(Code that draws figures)
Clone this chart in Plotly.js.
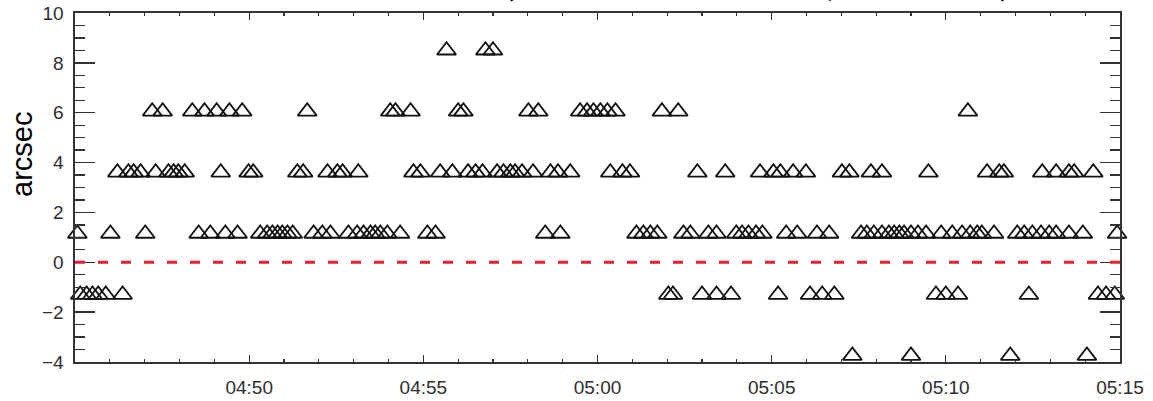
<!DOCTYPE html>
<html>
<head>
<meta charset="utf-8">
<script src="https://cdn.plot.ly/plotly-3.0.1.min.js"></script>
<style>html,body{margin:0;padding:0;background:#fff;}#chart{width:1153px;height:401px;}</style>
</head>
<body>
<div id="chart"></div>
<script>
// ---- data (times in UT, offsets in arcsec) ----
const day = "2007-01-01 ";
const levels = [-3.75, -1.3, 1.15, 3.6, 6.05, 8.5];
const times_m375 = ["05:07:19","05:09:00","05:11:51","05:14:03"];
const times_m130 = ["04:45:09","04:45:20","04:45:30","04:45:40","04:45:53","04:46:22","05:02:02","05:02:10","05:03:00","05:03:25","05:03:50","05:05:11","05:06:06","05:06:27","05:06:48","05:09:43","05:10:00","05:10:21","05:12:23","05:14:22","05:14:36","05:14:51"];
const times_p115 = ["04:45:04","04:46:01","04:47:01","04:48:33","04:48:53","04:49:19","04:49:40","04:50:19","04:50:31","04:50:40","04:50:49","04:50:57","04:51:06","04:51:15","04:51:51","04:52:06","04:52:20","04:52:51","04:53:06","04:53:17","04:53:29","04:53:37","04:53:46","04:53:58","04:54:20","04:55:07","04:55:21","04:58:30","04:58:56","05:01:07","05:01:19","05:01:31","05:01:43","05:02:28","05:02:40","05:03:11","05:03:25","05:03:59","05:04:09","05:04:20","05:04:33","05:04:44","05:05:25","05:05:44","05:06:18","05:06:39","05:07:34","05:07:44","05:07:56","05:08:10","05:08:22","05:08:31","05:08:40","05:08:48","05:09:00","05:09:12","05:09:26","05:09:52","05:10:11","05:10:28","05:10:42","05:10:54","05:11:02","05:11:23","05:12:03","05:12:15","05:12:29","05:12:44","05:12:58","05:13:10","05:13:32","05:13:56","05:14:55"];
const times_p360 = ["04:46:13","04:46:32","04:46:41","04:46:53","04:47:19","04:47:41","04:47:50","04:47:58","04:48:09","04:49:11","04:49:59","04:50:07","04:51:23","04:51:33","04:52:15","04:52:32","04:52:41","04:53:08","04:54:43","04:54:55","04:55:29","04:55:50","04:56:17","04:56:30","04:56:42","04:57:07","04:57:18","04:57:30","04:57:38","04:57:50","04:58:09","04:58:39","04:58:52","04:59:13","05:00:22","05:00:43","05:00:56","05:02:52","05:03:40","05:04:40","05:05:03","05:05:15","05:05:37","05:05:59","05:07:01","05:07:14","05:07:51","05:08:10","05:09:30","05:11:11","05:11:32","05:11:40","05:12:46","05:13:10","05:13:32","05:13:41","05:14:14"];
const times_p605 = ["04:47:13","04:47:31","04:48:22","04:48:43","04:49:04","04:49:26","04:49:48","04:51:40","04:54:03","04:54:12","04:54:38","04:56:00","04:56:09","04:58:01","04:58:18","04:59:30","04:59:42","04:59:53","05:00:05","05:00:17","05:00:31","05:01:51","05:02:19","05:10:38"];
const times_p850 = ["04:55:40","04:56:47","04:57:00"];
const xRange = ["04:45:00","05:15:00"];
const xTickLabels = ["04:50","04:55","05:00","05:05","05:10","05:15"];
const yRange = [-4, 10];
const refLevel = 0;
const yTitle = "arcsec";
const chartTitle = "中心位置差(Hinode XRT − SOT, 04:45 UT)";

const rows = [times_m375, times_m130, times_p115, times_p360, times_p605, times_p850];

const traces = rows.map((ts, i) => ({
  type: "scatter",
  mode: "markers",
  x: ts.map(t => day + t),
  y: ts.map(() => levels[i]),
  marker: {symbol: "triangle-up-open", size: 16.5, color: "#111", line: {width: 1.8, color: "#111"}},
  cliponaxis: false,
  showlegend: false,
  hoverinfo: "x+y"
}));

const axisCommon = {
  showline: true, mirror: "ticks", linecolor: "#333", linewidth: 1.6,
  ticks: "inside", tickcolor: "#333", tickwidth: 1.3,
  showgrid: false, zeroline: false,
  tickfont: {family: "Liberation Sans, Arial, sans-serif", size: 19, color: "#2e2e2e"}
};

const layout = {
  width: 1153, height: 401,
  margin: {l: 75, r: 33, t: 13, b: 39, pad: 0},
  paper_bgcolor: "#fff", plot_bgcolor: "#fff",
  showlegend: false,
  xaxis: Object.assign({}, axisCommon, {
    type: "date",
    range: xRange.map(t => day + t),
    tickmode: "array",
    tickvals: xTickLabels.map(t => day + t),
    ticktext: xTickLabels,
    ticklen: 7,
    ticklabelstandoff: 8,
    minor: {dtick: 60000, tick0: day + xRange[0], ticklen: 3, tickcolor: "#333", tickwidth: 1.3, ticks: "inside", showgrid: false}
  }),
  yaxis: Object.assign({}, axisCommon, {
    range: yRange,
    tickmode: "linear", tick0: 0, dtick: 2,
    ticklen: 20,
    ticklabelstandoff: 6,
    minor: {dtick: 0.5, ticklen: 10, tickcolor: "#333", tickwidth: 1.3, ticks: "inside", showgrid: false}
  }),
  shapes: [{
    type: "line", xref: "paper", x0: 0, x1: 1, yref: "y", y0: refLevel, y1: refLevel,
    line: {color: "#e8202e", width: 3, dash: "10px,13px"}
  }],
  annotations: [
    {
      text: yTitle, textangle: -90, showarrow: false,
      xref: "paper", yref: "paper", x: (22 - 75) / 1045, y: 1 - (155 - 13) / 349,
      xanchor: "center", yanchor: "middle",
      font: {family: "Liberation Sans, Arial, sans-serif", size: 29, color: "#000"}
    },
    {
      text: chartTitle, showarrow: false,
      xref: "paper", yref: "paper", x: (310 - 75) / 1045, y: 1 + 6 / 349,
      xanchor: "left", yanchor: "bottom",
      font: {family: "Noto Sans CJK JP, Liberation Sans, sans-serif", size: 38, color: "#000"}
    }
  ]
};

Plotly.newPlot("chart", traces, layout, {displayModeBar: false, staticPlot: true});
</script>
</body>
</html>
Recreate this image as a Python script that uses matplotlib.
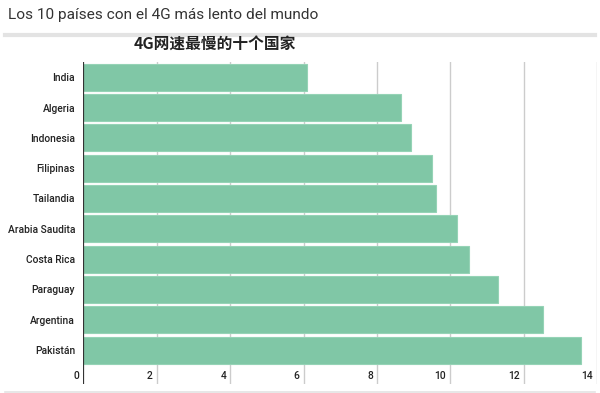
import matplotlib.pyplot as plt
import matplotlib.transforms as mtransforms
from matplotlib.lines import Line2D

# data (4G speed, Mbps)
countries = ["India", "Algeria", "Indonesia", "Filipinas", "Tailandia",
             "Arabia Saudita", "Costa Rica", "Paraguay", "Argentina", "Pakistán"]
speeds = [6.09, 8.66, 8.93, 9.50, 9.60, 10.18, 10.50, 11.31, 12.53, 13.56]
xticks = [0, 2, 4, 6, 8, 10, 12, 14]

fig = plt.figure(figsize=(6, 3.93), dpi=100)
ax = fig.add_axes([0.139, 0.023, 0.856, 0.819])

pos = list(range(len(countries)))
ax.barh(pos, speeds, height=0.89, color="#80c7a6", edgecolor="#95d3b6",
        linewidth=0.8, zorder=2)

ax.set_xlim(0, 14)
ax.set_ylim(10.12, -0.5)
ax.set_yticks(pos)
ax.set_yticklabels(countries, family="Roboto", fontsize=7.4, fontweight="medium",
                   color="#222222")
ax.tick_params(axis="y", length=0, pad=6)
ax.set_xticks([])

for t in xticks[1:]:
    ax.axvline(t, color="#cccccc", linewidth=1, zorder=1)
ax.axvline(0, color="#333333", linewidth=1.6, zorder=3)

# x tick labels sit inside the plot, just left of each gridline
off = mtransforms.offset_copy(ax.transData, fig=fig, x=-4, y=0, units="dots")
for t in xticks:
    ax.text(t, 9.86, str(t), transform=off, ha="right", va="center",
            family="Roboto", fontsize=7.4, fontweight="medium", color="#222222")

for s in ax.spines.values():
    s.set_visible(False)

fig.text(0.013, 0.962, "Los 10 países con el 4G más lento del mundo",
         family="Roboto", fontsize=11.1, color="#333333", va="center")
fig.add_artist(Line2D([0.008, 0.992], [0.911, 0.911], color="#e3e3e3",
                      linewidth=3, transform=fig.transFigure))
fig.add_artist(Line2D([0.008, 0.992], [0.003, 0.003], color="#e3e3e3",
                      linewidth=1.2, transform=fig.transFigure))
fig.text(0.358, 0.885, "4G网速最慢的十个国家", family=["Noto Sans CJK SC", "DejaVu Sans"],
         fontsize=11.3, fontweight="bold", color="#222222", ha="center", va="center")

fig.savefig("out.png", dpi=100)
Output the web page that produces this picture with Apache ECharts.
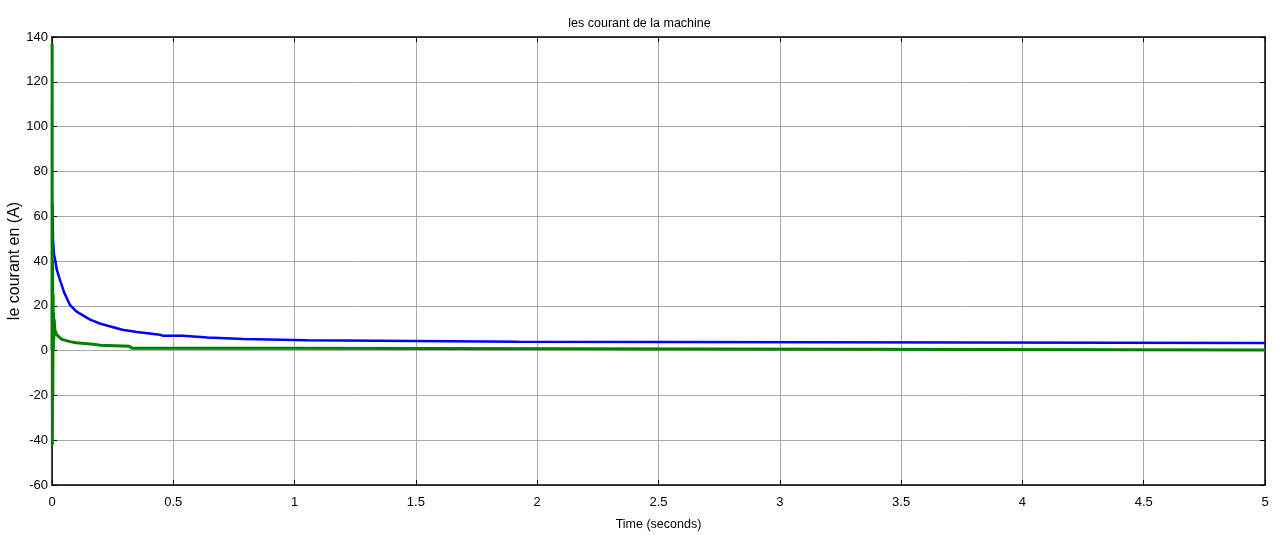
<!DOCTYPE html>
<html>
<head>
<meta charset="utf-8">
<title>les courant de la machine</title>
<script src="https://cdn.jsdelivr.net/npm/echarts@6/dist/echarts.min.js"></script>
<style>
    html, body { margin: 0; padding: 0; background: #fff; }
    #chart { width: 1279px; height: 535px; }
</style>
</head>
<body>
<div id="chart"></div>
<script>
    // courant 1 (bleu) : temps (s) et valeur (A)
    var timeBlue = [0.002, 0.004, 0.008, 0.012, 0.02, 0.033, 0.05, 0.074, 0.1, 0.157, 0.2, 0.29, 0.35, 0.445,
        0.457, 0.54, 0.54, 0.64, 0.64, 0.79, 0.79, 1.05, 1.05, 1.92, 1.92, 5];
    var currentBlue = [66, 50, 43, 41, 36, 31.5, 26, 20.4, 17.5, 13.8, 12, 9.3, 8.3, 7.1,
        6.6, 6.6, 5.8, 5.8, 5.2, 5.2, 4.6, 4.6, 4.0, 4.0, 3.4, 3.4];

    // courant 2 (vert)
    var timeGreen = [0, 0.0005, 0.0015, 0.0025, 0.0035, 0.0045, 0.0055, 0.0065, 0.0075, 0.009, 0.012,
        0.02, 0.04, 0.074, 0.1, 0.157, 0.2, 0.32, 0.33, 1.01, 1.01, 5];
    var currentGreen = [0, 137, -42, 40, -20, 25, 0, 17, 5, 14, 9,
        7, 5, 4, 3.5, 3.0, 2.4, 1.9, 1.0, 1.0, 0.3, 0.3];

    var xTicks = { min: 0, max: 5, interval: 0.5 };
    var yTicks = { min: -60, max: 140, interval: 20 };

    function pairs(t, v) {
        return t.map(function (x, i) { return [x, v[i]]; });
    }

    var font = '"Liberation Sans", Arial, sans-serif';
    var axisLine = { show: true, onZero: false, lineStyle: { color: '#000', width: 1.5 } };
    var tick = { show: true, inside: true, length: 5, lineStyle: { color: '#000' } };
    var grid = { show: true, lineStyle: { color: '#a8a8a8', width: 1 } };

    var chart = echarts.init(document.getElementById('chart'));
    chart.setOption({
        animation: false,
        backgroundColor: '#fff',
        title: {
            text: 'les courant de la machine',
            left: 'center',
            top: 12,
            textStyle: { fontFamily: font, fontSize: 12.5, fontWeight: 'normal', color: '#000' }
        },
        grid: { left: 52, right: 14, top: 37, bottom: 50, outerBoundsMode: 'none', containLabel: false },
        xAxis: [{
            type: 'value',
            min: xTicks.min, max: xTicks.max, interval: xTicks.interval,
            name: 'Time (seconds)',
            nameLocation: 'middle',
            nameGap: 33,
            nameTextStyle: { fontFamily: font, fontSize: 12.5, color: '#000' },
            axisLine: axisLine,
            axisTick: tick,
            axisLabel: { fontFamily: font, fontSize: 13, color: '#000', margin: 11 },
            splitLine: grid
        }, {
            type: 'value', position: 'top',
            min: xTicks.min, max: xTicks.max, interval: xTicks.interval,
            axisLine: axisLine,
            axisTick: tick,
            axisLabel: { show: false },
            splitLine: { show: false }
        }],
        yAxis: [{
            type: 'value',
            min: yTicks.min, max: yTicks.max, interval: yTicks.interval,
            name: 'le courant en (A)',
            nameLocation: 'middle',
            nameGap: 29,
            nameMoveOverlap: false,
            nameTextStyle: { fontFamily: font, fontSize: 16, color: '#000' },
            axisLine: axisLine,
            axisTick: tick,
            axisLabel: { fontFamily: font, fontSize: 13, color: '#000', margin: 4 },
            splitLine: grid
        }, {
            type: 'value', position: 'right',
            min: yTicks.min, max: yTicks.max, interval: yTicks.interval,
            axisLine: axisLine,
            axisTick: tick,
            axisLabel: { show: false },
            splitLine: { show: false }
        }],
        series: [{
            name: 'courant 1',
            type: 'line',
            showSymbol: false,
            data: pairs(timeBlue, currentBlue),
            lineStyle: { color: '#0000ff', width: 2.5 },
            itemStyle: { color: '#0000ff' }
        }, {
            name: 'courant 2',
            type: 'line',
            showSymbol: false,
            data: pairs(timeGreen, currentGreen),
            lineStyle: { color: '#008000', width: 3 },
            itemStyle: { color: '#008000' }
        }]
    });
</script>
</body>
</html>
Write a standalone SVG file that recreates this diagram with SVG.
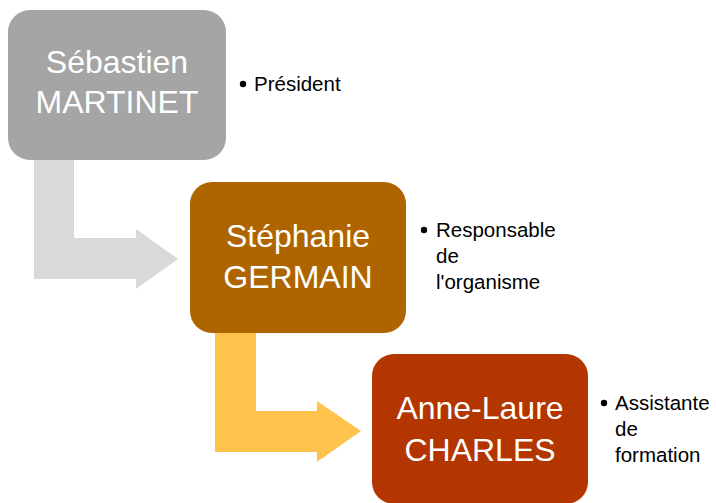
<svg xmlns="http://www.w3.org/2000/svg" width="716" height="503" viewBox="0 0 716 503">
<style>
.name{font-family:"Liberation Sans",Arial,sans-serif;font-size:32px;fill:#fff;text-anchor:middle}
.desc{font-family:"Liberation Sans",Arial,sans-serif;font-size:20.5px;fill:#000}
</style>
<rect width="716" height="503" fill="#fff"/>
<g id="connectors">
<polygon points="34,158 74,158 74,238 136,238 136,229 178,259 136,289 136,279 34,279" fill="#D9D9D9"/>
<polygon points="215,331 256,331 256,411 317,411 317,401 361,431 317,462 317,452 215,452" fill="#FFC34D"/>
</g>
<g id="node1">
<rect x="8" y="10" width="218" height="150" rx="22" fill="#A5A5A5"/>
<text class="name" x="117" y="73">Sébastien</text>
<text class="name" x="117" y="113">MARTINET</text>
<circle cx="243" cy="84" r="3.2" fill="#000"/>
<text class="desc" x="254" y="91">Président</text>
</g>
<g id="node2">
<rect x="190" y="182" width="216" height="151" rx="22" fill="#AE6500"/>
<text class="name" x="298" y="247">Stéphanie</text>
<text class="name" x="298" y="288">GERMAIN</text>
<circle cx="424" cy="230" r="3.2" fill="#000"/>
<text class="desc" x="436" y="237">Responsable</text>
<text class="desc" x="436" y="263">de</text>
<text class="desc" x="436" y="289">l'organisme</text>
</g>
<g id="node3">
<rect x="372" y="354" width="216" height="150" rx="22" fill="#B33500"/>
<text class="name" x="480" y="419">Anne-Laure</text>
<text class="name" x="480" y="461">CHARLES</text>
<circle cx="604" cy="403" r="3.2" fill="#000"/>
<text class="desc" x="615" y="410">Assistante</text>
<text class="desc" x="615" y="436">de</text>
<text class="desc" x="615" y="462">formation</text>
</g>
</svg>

Required work – Set out every line from the material that contains the string "matplotlib".

Task result –
Recreate this image as a Python script that uses matplotlib.
import matplotlib.pyplot as plt
import matplotlib.transforms as mtransforms
from matplotlib.lines import Line2D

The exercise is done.